Choosing the right collection

I’m storing my server events in Frame objects. Each frame is assigned a number and is stored in a hashtable where the number is the key and the Frame is the object. My Scheduler keeps track of current frame and gets it from the hashtable if the key exists. Basically I would only have to look at the first object in the collection if it were sorted. I’m not sure what collection I should be using. Is hashtable a good choice?

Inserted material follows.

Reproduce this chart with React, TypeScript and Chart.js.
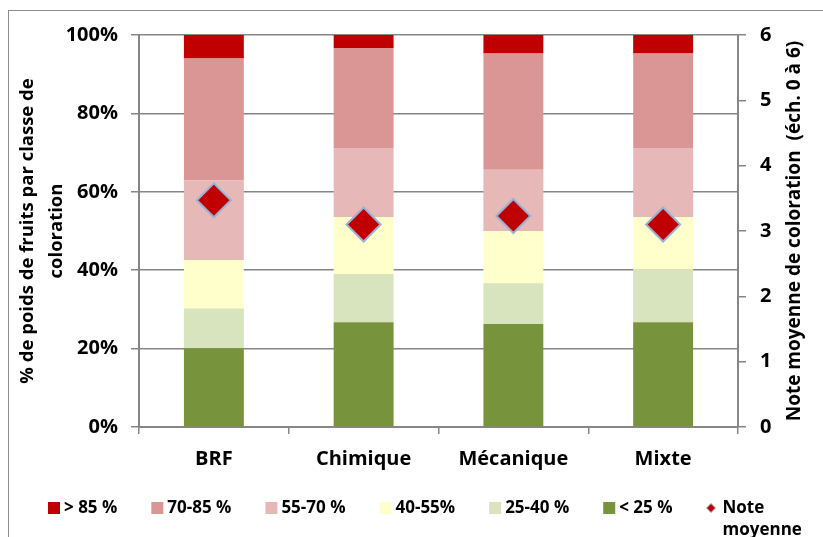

Look at the “Java Optimisations” book available at http://java.sun.com

There is a review of Collections, which are benchmarked according to their usage.

A quick reference :

Class Add Iterate Random Remove

ArrayList 0 ms 660 ms 0 ms 2,360 ms
LinkedList 50 ms 1,100 ms 26,800 ms 0 ms
Vector 0 ms 880 ms 0 ms 2,580 ms
TreeSet 330 ms 1,430 ms N/A 60 ms
HashSet 110 ms 1,430 ms N/A 50 ms

A quote from the book :

"These results illustrate how important the selection of algorithms and data structures can be. Look at the results from the different List implementations. ArrayList and Vector, two similar classes that are both array-based structures, show similar performance characteristics. Since Vector provides synchronization by default, it’s slightly slower. If you compare the ArrayList and LinkedList results, however, you’ll see that they have very different performance characteristics. While these two structures are capable of performing the same operations, operations that are practically free on the ArrayList are very costly with the LinkedList and vice-versa. The results also show how the set-based structures have very different performance characteristics from the list-based structures. "

I hope it could help you !

  • Rabbit -

[ Note for french people : i’ve made a translation of this book. I can not yet distribute it, but i’m working on it ]

Beware of these timings. They do not take in account the extra work that can happen sometimes and take some time (ArrayList that needs to alocate a new array, hash tables that need rehashing, …)
Keep in mind that these classes don’t have a predictible timing. There are also some tweaking of creation parameters that can slow down or accelerate depending on the use that is done of the classes. A method said to be fast can be very slow if used in wrong way. (for example setting increment size too low for an ArrayList)

While its true that any direct emasurementsa re VM and implementatiion specidifc, there are some genralities you can make that hold true for the fundemental datastures.

For instance, scanning through an ArrayList shoudl always be faster then scanning through a linked list but insertions (and liekly deletions) will be faster ina linked list.

Trees are a good all around compromise structure and are good for searches, though both arrays and linked lists beat them out in their own best-performance areas.

Okay this got me thinking. Is it faster to Iterate through an ArrayList of objects and examine a variable (key) to find the object I’m looking for, than use a hashtable where the key is stored in the collection.

Probably only if your list is pretty small, or if you’ve got a shzit-load of collisions in your hash… Remember that removal from random places in an arrayList is pretty slow if you want to maintain the ordering…

What is the range of numbers?
Is insertion order related to retrieve order in any way (like first in first out or whatever)?
Keeping a structure sorted will usually be more expensive than inserting in/deleting from a Hastable. Or do you have to test several keys to retrieve the correct key?

Everyone else is giving you pretty good advice. My only addition is this…

If performacne is your issue you almost never want to iterate through an array looking for something unelss it is evry very small. If you keep it sorted 9)which does cost) thre are much faster search algorithms then linear search. A binary chop is, AIR, on the average twice as fast as a linear scan. A proportional chop is even faster.